Oleh : Haerullah Lodji (Pemantik Pelatihan Ekonomi Kreatif)

Dinas Pariwisata dan Ekonomi Kreatif Kabupaten Jeneponto menyelenggarakan sebuah Pelatihan yang bertajuk Strategi dan Inovasi Potensi Lokal Ekonomi Kreatif, bertempat di Kafe Dalle, Kelurahan Empoang Kecamatan Binamu, (25-26/7/2025).

Pada kesempatan ini saya di amanahkan untuk memantik peserta pelatihan yang berjumlah 30 orang pelaku UMKM dan ekraf dari berbagai Kecamatan.

Dengan demikian sebagai pemateri, saya sarikan materi pelatihan dengan rangkaian kalimat yang sangat sederhana sebagai berikut.

Dalam struktur ekonomi global yang semakin tak menentu, daerah seperti Kabupaten Jeneponto memerlukan lebih dari sekadar proyek pembangunan fisik. Yang dibutuhkan adalah strategi yang membumi, bertumpu pada kekuatan lokal dan dapat menumbuhkan kemandirian. Ekonomi kreatif berbasis potensi lokal bukan hanya menawarkan solusi ekonomi, tetapi juga membangun identitas dan harga diri kolektif masyarakat.

Potensi Jeneponto sangatlah beragam dari kuda dan tenun kain tope hingga sungai dan kopi Rumbia, dari makanan khas hingga tradisi je’ne je’ne Sappara. Semua ini bukan hanya simbol budaya, tetapi sumber daya ekonomi yang nyata. Ketika potensi lokal ini dikembangkan dengan pendekatan inovatif, maka ia berubah dari sesuatu yang biasa menjadi luar biasa.

Kita sering kali terjebak pada pandangan sempit bahwa pembangunan hanya datang dari luar dari modal besar, investor asing, atau proyek-proyek pusat. Padahal, kekuatan sejati sering kali berada di halaman rumah kita sendiri.

Seikat lontar bisa menjadi produk eksotik semangkuk sambal khas bisa menjadi ikon rasa daerah sebidang tanah pegunungan bisa menjadi destinasi wisata dunia. Yang dibutuhkan hanyalah satu inovasi.

Inovasi bukan soal canggihnya teknologi. Inovasi adalah keberanian untuk berpikir berbeda, untuk melihat potensi yang selama ini dianggap biasa sebagai sumber nilai tambah. Dengan inovasi, keripik pisang bisa dikemas menarik, tenun bisa masuk pasar fesyen global, dan kampung kopi bisa menjadi tempat belajar dan healing. Di sinilah nilai ekonomi kreatif lahir bukan dari penggandaan fisik, tapi dari penggandaan nilai.

Lebih dari sekadar peluang bisnis, ekonomi kreatif adalah alat pengentasan kemiskinan dan kebodohan.

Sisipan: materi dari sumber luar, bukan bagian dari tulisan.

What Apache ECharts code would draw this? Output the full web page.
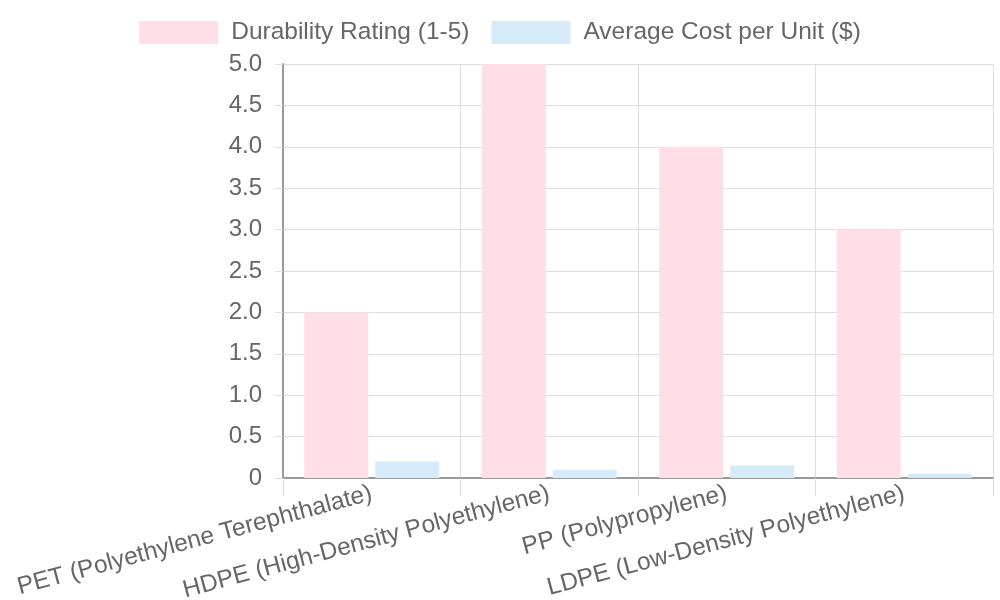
<!DOCTYPE html>
<html>
<head>
<meta charset="utf-8">
<script src="https://cdn.jsdelivr.net/npm/echarts@6/dist/echarts.min.js"></script>
<style>
  html, body { margin: 0; padding: 0; background: #fff; }
  #chart { width: 1000px; height: 600px; }
</style>
</head>
<body>
<div id="chart"></div>
<script>
const categories = [
  'PET (Polyethylene Terephthalate)',
  'HDPE (High-Density Polyethylene)',
  'PP (Polypropylene)',
  'LDPE (Low-Density Polyethylene)'
];
const durability = [2, 5, 4, 3];
const avgCost = [0.2, 0.1, 0.15, 0.05];

const font = 'Liberation Sans, Arial, sans-serif';
const chart = echarts.init(document.getElementById('chart'));

const option = {
  animation: false,
  textStyle: { fontFamily: font },
  legend: {
    top: 15,
    left: 'center',
    itemWidth: 79,
    itemHeight: 23,
    itemGap: 22,
    icon: 'rect',
    textStyle: { fontSize: 24.5, color: '#666', fontFamily: font, padding: [0, 0, 0, 8] },
    data: ['Durability Rating (1-5)', 'Average Cost per Unit ($)']
  },
  grid: { left: 283, right: 7, top: 64, bottom: 122, outerBoundsMode: 'none' },
  xAxis: {
    type: 'category',
    data: categories,
    axisLine: { lineStyle: { color: '#999', width: 2 } },
    axisTick: { show: true, length: 18, lineStyle: { color: '#ddd' } },
    splitLine: { show: true, lineStyle: { color: '#ddd' } },
    axisLabel: {
      rotate: 15,
      interval: 0,
      margin: 15,
      fontSize: 24.5,
      color: '#666',
      fontFamily: font
    }
  },
  yAxis: {
    type: 'value',
    min: 0,
    max: 5,
    interval: 0.5,
    axisLine: { show: true, lineStyle: { color: '#999', width: 2 } },
    axisTick: { show: true, length: 8, lineStyle: { color: '#ddd' } },
    splitLine: { show: true, lineStyle: { color: '#ddd' } },
    axisLabel: {
      margin: 21,
      fontSize: 24,
      color: '#666',
      fontFamily: font,
      formatter: v => (v === 0 ? '0' : v.toFixed(1))
    }
  },
  series: [
    {
      name: 'Durability Rating (1-5)',
      type: 'bar',
      data: durability,
      barWidth: 64,
      barGap: '11%',
      itemStyle: { color: '#FFDFE5' }
    },
    {
      name: 'Average Cost per Unit ($)',
      type: 'bar',
      data: avgCost,
      barWidth: 64,
      itemStyle: { color: '#D6EBFA' }
    }
  ]
};

chart.setOption(option);
</script>
</body>
</html>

Ia membuka lapangan kerja yang tak selalu bergantung pada ijazah tinggi, tetapi pada kemauan belajar dan semangat kolaborasi.

Ia memberi ruang bagi anak muda untuk tetap tinggal di kampung halamannya sambil tetap terkoneksi dengan pasar dunia. Ia mengajak perempuan untuk berdaya di rumah dan komunitas. Dan ia membawa para pelaku tradisional ke dalam percakapan ekonomi yang inklusif.

Dengan pendekatan berbasis ekosistem seperti yang disusun dalam pelatihan ini, setiap pelaku ekonomi baik UMKM, seniman, petani, maupun pemuka agama dapat menemukan perannya. Dari Sentra Kreatif hingga Zona Religi Kreatif, setiap kelompok mewakili harapan baru, bahwa pembangunan bisa dimulai dari desa, dari lorong, dari komunitas yang percaya diri terhadap identitasnya.

Tantangan tentu akan datang. Mulai dari infrastruktur yang terbatas, regulasi yang belum mendukung, hingga rendahnya literasi digital. Tapi tantangan bukan untuk ditakuti. Ia adalah bagian dari perjalanan.

Dan perjalanan ini sudah dimulai, dengan langkah kecil namun pasti, melihat kembali, mencintai kembali dan mengembangkan kembali potensi lokal Jeneponto sebagai jantung ekonomi yang bermartabat.

Jika setiap warga diberi ruang untuk berinovasi, jika setiap potensi diberi nilai tambah, dan jika setiap mimpi diberi tempat bertumbuh, maka Jeneponto tidak hanya akan dikenal sebagai daerah potensial. Ia akan dikenang sebagai daerah yang bangkit karena kekuatannya sendiri.